Method 3 - Using Division
"If the numerator and the denominator of a fraction are both divided by the same number (not 0), the result is a fraction that is equivalent to the original fraction. To understand [sic] why division works, think about 'undoing' the multiplication. since division 'undoes' multiplication, divide the numerator and the denominator by the same number to find an equivalent fraction"
There you have it. Division is just the opposite of multiplication, which was taught to you in such fine rote fashion above.
"Renaming [sic] mixed numbers as Improper Fractions"
They use pictures to show how the whole number can broken into a group of wholes that are divided into a number of equal parts defined by the denominator of the fraction. Not too bad, execpt that it's based on their rote understanding of equivalent fractions given above.
Apparently, their idea of understanding is not based on mathematical rules like
a/1 = a and a/a = 1. Their idea of mathematical understanding has nothing to do with real mathematical understanding.
You can't have a logical discussion about "rote" since it's just a huge strawman. Rote learning is just bad teaching.
"Rote is not merely memorization, it is memorization without meaning or understanding."
ReplyDeleteWhat Mr. & Mrs. NCTM fail to recognize is this: If the teachers themselves have only a rote understanding of math, their instruction will be rote instruction.
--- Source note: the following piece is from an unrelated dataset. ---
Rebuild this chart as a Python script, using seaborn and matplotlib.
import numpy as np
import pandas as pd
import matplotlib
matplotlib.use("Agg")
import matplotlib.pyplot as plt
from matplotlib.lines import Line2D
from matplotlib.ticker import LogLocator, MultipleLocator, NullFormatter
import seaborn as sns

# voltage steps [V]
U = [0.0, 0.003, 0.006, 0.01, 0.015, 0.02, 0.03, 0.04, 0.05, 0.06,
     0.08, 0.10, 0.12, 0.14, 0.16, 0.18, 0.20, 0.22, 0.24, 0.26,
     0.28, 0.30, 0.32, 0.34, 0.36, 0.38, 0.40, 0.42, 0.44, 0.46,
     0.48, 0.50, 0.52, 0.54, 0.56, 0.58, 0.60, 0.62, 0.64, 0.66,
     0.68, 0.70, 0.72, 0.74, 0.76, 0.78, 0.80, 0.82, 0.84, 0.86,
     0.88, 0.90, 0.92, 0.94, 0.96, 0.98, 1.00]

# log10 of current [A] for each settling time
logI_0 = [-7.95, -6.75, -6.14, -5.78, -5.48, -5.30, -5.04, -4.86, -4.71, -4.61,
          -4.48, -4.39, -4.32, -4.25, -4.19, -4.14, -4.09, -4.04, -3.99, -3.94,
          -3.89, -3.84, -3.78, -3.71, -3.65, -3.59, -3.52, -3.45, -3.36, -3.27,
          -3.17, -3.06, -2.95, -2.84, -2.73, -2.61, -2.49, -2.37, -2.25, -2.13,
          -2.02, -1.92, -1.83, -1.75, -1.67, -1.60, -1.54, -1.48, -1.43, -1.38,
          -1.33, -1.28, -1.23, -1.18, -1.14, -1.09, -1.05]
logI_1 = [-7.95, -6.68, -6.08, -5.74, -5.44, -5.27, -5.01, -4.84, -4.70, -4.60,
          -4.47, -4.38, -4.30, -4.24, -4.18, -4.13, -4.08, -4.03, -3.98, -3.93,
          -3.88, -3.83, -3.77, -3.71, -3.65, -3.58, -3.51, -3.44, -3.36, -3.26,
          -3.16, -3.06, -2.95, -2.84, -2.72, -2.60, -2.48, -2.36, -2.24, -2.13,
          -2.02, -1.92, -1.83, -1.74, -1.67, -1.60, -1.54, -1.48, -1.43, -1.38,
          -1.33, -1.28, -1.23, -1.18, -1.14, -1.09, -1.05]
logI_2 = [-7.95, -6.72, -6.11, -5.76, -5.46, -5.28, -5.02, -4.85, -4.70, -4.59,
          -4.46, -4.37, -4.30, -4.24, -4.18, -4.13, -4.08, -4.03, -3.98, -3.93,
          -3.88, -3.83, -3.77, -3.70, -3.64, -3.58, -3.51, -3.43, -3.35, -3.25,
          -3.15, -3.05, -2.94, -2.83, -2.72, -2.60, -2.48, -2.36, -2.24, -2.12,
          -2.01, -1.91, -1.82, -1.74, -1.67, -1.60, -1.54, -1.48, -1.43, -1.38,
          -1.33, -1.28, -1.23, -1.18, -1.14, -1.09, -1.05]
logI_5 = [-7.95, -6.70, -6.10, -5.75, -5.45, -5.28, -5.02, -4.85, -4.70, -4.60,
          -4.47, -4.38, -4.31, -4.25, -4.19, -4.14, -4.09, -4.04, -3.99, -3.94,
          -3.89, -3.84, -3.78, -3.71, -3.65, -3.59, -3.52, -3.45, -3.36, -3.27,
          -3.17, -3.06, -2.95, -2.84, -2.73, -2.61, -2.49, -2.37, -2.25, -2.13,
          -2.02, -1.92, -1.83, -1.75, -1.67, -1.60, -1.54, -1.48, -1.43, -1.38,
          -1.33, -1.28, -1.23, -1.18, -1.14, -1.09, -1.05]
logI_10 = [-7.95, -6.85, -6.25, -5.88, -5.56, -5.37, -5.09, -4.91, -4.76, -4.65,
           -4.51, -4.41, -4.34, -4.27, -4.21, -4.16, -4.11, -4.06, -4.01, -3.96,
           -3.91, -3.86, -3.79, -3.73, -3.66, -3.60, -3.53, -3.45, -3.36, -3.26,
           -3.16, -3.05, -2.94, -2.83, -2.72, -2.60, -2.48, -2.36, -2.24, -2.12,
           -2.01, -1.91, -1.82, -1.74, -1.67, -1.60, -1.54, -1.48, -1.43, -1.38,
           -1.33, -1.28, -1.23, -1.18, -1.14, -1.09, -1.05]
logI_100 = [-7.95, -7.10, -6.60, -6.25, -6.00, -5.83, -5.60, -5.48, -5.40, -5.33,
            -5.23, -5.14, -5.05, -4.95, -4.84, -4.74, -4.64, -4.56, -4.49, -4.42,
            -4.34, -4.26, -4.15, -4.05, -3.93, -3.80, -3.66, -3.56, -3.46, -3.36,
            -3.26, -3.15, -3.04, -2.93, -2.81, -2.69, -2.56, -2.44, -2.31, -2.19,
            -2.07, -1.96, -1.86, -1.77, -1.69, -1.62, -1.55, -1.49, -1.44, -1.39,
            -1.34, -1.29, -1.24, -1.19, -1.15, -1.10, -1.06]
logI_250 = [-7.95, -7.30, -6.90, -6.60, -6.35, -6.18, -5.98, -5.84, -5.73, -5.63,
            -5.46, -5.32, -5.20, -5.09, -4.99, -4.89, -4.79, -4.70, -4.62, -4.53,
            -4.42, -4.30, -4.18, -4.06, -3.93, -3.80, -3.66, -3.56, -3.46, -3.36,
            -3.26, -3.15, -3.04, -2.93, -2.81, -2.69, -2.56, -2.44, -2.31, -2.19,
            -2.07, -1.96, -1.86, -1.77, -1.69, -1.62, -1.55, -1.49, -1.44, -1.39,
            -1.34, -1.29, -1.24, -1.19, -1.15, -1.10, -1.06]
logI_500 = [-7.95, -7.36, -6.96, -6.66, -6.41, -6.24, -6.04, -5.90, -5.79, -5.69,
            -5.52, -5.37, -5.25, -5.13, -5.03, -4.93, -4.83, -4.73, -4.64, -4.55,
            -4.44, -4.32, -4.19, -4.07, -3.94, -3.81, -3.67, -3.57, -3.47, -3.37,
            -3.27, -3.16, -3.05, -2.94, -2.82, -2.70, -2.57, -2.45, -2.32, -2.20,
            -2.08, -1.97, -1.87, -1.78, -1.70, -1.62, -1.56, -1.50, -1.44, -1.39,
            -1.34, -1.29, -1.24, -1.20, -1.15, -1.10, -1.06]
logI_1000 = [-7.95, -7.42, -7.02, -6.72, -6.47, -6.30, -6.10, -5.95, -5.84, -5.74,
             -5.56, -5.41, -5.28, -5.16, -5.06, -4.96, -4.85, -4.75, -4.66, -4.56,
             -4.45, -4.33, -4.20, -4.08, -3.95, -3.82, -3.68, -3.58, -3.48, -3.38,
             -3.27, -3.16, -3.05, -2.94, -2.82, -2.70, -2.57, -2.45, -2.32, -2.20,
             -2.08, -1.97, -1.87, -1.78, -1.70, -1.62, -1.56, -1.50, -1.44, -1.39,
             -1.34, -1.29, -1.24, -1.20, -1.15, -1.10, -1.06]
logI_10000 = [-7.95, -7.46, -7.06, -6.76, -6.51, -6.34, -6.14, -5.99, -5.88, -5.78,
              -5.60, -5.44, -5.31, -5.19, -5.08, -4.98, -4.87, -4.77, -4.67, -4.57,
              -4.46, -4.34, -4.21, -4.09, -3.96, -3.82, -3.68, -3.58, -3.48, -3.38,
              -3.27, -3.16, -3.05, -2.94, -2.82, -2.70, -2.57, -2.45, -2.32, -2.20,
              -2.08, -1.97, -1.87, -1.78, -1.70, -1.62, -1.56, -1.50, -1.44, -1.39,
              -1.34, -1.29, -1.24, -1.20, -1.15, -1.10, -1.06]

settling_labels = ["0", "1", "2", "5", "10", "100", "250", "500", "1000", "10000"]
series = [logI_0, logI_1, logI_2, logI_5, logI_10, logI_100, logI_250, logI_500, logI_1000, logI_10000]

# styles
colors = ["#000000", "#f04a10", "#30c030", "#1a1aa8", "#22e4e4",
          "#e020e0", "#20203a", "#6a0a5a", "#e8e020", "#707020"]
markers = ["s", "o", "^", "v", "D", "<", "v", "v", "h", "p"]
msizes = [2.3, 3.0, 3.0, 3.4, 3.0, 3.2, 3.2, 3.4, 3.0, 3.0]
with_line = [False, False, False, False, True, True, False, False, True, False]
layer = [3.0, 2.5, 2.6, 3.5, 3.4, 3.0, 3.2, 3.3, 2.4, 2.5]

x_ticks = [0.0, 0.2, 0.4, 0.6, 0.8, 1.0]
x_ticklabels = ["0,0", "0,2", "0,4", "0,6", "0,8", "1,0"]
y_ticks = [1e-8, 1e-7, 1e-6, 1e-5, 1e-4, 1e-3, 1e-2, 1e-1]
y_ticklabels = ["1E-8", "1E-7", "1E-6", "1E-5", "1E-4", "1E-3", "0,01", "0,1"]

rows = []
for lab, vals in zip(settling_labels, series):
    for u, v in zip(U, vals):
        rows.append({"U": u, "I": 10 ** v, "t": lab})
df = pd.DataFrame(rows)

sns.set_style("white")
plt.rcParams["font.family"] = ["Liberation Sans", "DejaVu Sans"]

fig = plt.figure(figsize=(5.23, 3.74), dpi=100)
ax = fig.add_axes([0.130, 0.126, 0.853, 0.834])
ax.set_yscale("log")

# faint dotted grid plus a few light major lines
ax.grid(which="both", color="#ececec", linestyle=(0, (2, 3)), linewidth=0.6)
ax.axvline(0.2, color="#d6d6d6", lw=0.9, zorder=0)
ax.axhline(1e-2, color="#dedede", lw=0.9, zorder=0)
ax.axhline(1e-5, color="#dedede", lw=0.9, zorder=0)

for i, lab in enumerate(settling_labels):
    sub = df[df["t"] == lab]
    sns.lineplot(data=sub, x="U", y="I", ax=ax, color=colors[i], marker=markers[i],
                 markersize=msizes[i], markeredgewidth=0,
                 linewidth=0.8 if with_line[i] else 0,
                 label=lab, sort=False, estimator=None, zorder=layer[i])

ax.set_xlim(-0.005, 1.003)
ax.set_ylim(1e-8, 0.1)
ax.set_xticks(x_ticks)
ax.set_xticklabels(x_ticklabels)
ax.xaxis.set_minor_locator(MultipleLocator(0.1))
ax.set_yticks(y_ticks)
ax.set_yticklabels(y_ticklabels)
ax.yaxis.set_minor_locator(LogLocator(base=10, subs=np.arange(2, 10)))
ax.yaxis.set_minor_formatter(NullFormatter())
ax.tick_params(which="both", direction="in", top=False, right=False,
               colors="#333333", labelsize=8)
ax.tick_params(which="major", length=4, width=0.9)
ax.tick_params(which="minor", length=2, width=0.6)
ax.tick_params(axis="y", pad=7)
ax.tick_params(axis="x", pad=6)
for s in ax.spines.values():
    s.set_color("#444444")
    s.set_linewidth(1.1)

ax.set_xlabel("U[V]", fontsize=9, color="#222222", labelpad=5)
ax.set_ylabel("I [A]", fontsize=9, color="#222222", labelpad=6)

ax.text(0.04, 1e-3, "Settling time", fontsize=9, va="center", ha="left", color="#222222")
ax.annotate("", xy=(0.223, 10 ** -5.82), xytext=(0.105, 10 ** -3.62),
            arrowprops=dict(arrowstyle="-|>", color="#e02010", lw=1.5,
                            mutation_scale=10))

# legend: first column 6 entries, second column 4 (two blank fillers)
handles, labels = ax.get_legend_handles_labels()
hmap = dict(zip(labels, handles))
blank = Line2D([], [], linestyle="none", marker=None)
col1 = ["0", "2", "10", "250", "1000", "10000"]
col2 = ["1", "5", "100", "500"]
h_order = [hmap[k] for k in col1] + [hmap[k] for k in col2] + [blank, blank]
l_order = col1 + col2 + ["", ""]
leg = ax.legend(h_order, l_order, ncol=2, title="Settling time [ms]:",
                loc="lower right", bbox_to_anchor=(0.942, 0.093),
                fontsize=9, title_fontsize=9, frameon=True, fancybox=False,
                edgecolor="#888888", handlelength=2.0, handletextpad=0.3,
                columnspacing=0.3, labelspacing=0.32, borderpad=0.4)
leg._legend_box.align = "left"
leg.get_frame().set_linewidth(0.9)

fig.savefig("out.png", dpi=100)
It doesn't matter how much they dress it up with activities like "...something that would have a little more meaning to them. Maybe have them do some concrete subtraction with dinosaur eggs, maybe using beans as the dinosaur eggs or something." [from Liping Ma's book] Calling a bean a "dinosaur egg" does not make it so, and calling that sort of teaching "higher order thinking skills" does not make it so.
On the other hand, the lesson you described gets right to the essence of the concept, explains it clearly, and shows the students how to do it. I see nothing "rote" about that!